▶ [Task details] Output the data word for word, dropping every image.

++++ Provided data ++++

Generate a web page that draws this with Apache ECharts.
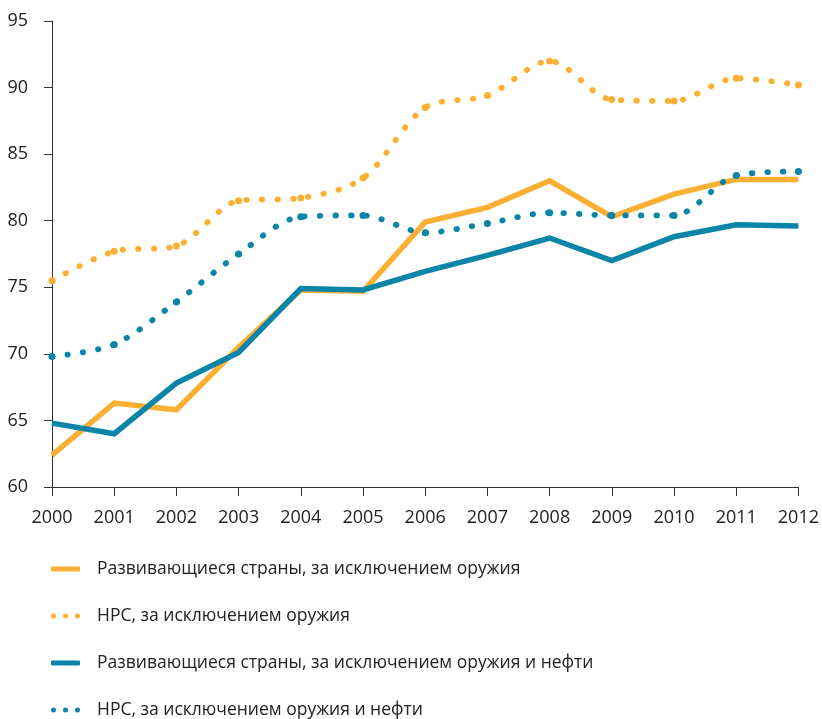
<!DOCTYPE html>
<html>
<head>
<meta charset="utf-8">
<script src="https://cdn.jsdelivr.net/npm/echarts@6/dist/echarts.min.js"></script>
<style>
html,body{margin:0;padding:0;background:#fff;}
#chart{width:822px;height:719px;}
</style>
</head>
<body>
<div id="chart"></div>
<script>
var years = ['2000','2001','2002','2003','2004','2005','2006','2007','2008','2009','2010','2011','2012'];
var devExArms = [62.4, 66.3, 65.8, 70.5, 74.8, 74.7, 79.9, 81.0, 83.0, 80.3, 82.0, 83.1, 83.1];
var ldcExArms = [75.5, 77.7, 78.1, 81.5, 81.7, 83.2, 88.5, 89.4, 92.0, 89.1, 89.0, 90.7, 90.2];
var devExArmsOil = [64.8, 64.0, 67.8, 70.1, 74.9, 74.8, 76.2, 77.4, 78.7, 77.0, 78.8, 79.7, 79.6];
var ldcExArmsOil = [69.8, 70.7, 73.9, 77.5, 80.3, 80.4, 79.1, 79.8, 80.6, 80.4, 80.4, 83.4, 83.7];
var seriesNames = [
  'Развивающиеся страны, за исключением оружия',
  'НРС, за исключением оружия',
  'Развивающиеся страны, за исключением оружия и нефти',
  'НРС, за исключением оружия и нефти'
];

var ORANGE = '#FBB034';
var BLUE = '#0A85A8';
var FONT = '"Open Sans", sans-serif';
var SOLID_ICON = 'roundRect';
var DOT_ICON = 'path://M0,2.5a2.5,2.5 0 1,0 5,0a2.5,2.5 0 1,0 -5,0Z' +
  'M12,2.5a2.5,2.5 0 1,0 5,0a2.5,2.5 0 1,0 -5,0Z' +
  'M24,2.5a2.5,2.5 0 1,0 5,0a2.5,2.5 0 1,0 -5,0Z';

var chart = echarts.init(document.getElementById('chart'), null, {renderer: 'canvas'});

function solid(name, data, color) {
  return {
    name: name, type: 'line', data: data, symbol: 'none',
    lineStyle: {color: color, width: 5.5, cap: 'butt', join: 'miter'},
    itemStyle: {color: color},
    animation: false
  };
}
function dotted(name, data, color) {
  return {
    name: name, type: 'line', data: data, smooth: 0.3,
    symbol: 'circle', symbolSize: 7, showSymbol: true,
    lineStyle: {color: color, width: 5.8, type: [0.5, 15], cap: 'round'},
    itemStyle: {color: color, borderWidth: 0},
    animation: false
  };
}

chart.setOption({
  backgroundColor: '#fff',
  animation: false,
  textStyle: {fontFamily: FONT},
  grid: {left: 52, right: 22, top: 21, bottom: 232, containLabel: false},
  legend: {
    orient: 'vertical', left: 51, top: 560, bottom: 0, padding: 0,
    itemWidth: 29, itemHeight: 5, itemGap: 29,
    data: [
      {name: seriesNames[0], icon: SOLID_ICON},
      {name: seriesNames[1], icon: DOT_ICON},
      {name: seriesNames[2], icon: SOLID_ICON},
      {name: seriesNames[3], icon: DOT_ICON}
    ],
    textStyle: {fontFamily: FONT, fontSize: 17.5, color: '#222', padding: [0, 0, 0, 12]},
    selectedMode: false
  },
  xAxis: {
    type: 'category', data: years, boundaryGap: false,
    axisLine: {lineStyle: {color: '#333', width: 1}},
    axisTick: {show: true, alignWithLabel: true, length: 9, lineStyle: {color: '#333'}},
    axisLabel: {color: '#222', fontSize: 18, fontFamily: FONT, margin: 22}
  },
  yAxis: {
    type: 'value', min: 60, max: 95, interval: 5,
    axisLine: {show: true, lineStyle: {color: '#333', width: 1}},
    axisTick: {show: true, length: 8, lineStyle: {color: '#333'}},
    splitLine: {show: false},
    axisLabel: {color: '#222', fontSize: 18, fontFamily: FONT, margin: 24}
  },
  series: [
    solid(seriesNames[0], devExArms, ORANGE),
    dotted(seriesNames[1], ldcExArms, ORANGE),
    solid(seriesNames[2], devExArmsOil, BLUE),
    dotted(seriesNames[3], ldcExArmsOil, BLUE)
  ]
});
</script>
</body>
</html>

++++

▶ [Response for this exercise]
Generate a web page that draws this with Apache ECharts.
<!DOCTYPE html>
<html>
<head>
<meta charset="utf-8">
<script src="https://cdn.jsdelivr.net/npm/echarts@6/dist/echarts.min.js"></script>
<style>
html,body{margin:0;padding:0;background:#fff;}
#chart{width:822px;height:719px;}
</style>
</head>
<body>
<div id="chart"></div>
<script>
var years = ['2000','2001','2002','2003','2004','2005','2006','2007','2008','2009','2010','2011','2012'];
var devExArms = [62.4, 66.3, 65.8, 70.5, 74.8, 74.7, 79.9, 81.0, 83.0, 80.3, 82.0, 83.1, 83.1];
var ldcExArms = [75.5, 77.7, 78.1, 81.5, 81.7, 83.2, 88.5, 89.4, 92.0, 89.1, 89.0, 90.7, 90.2];
var devExArmsOil = [64.8, 64.0, 67.8, 70.1, 74.9, 74.8, 76.2, 77.4, 78.7, 77.0, 78.8, 79.7, 79.6];
var ldcExArmsOil = [69.8, 70.7, 73.9, 77.5, 80.3, 80.4, 79.1, 79.8, 80.6, 80.4, 80.4, 83.4, 83.7];
var seriesNames = [
  'Развивающиеся страны, за исключением оружия',
  'НРС, за исключением оружия',
  'Развивающиеся страны, за исключением оружия и нефти',
  'НРС, за исключением оружия и нефти'
];

var ORANGE = '#FBB034';
var BLUE = '#0A85A8';
var FONT = '"Open Sans", sans-serif';
var SOLID_ICON = 'roundRect';
var DOT_ICON = 'path://M0,2.5a2.5,2.5 0 1,0 5,0a2.5,2.5 0 1,0 -5,0Z' +
  'M12,2.5a2.5,2.5 0 1,0 5,0a2.5,2.5 0 1,0 -5,0Z' +
  'M24,2.5a2.5,2.5 0 1,0 5,0a2.5,2.5 0 1,0 -5,0Z';

var chart = echarts.init(document.getElementById('chart'), null, {renderer: 'canvas'});

function solid(name, data, color) {
  return {
    name: name, type: 'line', data: data, symbol: 'none',
    lineStyle: {color: color, width: 5.5, cap: 'butt', join: 'miter'},
    itemStyle: {color: color},
    animation: false
  };
}
function dotted(name, data, color) {
  return {
    name: name, type: 'line', data: data, smooth: 0.3,
    symbol: 'circle', symbolSize: 7, showSymbol: true,
    lineStyle: {color: color, width: 5.8, type: [0.5, 15], cap: 'round'},
    itemStyle: {color: color, borderWidth: 0},
    animation: false
  };
}

chart.setOption({
  backgroundColor: '#fff',
  animation: false,
  textStyle: {fontFamily: FONT},
  grid: {left: 52, right: 22, top: 21, bottom: 232, containLabel: false},
  legend: {
    orient: 'vertical', left: 51, top: 560, bottom: 0, padding: 0,
    itemWidth: 29, itemHeight: 5, itemGap: 29,
    data: [
      {name: seriesNames[0], icon: SOLID_ICON},
      {name: seriesNames[1], icon: DOT_ICON},
      {name: seriesNames[2], icon: SOLID_ICON},
      {name: seriesNames[3], icon: DOT_ICON}
    ],
    textStyle: {fontFamily: FONT, fontSize: 17.5, color: '#222', padding: [0, 0, 0, 12]},
    selectedMode: false
  },
  xAxis: {
    type: 'category', data: years, boundaryGap: false,
    axisLine: {lineStyle: {color: '#333', width: 1}},
    axisTick: {show: true, alignWithLabel: true, length: 9, lineStyle: {color: '#333'}},
    axisLabel: {color: '#222', fontSize: 18, fontFamily: FONT, margin: 22}
  },
  yAxis: {
    type: 'value', min: 60, max: 95, interval: 5,
    axisLine: {show: true, lineStyle: {color: '#333', width: 1}},
    axisTick: {show: true, length: 8, lineStyle: {color: '#333'}},
    splitLine: {show: false},
    axisLabel: {color: '#222', fontSize: 18, fontFamily: FONT, margin: 24}
  },
  series: [
    solid(seriesNames[0], devExArms, ORANGE),
    dotted(seriesNames[1], ldcExArms, ORANGE),
    solid(seriesNames[2], devExArmsOil, BLUE),
    dotted(seriesNames[3], ldcExArmsOil, BLUE)
  ]
});
</script>
</body>
</html>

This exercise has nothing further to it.